In many situations a weapon system has to be 'sold' to budget committees for approval. A system that can be seen as having multi-situation uses 'sells' better than limited use and designers always pitch their systems as being the perfect fit for the 'next generation of conflicts'.
Medium weight armor deploys faster, can use 'weaker' bridges and less rated roads and often are sold as maneuvering easier in urban settings.
These "cheaper, lighter and 'just as good' systems" are always pictured in a best case scenario when criticized as being limited in a traditional war environment. A system that works within current logistical support is always a good, money saving, selling point.
Case in point:
In the 1980's, the US fielded several Light Infantry Divisions for quick deployment, low-to-medium conflicts. The divisions were TO&E'd not for what they needed but to be moveable in the amount of planes the Air Force said they would be able to provide (500 sorties in 48 hours) as a cost effective advantage.

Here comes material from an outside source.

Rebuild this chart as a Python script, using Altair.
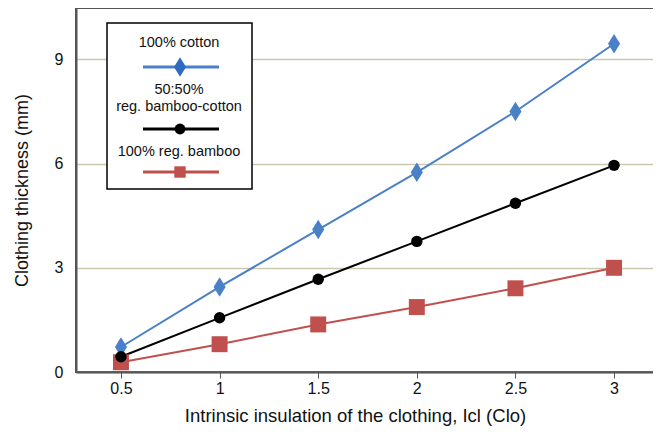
import altair as alt
import pandas as pd

clo = [0.5, 1.0, 1.5, 2.0, 2.5, 3.0]
cotton = [0.72, 2.45, 4.1, 5.75, 7.5, 9.45]
blend = [0.44, 1.56, 2.67, 3.76, 4.86, 5.95]
bamboo = [0.28, 0.80, 1.37, 1.87, 2.41, 3.0]

series_names = ["100% cotton", "100% reg. bamboo", "50:50% reg. bamboo-cotton"]
line_colors = ["#4a80c8", "#c0504d", "#000000"]
point_colors = ["#2f6cbf", "#c0504d", "#000000"]
diamond = "M0,-1L0.62,0L0,1L-0.62,0Z"
shapes = [diamond, "square", "circle"]
sizes = [380, 130, 120]

rows = []
for name, vals in zip(series_names, [cotton, bamboo, blend]):
    for x, y in zip(clo, vals):
        rows.append({"clo": x, "thick": y, "series": name})
df = pd.DataFrame(rows)

xscale = alt.Scale(domain=[0.272, 3.238], nice=False, zero=False)
yscale = alt.Scale(domain=[0, 10.48], nice=False)

base = alt.Chart(df)

lines = base.mark_line(strokeWidth=2).encode(
    x=alt.X("clo:Q", scale=xscale,
            axis=alt.Axis(values=clo, title="Intrinsic insulation of the clothing, Icl (Clo)",
                          grid=False, domainColor="#555555", domainWidth=2,
                          tickColor="#555555", tickWidth=1, tickSize=6,
                          labelFontSize=16, labelColor="#111111", labelPadding=2,
                          labelFont="Liberation Sans", titleFont="Liberation Sans",
                          titleFontSize=18.5, titleFontWeight="normal", titleColor="#111111",
                          titlePadding=10, titleX=279, titleAlign="center",
                          labelExpr="datum.value == 1 || datum.value == 2 || datum.value == 3 ? format(datum.value, 'd') : format(datum.value, '.1f')")),
    y=alt.Y("thick:Q", scale=yscale,
            axis=alt.Axis(values=[0, 3, 6, 9], title="Clothing thickness (mm)",
                          grid=True, gridColor="#ccc8ad", gridWidth=1.5,
                          domainColor="#555555", domainWidth=2, ticks=False,
                          labelFontSize=16, labelColor="#111111", labelPadding=13,
                          labelFont="Liberation Sans", titleFont="Liberation Sans",
                          titleFontSize=18, titleFontWeight="normal", titleColor="#111111",
                          titlePadding=23)),
    color=alt.Color("series:N", scale=alt.Scale(domain=series_names, range=line_colors), legend=None),
    detail="series:N",
)

points = base.mark_point(filled=True, opacity=1).encode(
    x=alt.X("clo:Q", scale=xscale),
    y=alt.Y("thick:Q", scale=yscale),
    color=alt.Color("series:N", scale=alt.Scale(domain=series_names, range=point_colors), legend=None),
    shape=alt.Shape("series:N", scale=alt.Scale(domain=series_names, range=shapes), legend=None),
    size=alt.Size("series:N", scale=alt.Scale(domain=series_names, range=sizes), legend=None),
)

one = pd.DataFrame({"k": [0]})
lb = alt.Chart(one)

box = lb.mark_rect(fill="white", stroke="black", strokeWidth=1.5).encode(
    x=alt.value(31), x2=alt.value(176), y=alt.value(15), y2=alt.value(181))

legend_layers = [box]
text_items = [("100% cotton", 35), ("50:50%", 82), ("reg. bamboo-cotton", 99), ("100% reg. bamboo", 144)]
for t, yy in text_items:
    legend_layers.append(lb.mark_text(text=t, fontSize=14.5, font="Liberation Sans", color="#111111",
                                      align="center", baseline="middle").encode(
        x=alt.value(103), y=alt.value(yy)))

sym = [(59, line_colors[0], point_colors[0], diamond, 380),
       (121, line_colors[2], point_colors[2], "circle", 120),
       (164, line_colors[1], point_colors[1], "square", 130)]
for yy, lc, pc, shp, sz in sym:
    legend_layers.append(lb.mark_rule(color=lc, strokeWidth=3).encode(
        x=alt.value(67), x2=alt.value(143), y=alt.value(yy)))
    legend_layers.append(lb.mark_point(filled=True, opacity=1, color=pc, shape=shp, size=sz).encode(
        x=alt.value(104), y=alt.value(yy)))

chart = alt.layer(lines, points, *legend_layers).properties(
    width=585, height=364,
    autosize=alt.AutoSizeParams(type="none"),
    padding={"left": 68, "top": 0, "right": -8, "bottom": 54},
).configure_view(stroke="#555555", strokeWidth=2)

chart.save("out.html", embed_options={"renderer": "svg", "actions": False})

When criticized during budget debates for not being useful in an all out Warsaw-pact attack in Europe, Army leaders came up with the example of Light Infantry Divisions being deployed to Sweden/Norway to stem a Soviet advance thru Finland and sent one of their Light Divisions to the high range of the Rocky Mountains, in December, to prove to politicians that the % of cold weather casualties by troops in Gortex rain gear and with frozen canteens for 8 days is not too bad compared to more expensive units in fancy cold weather gear.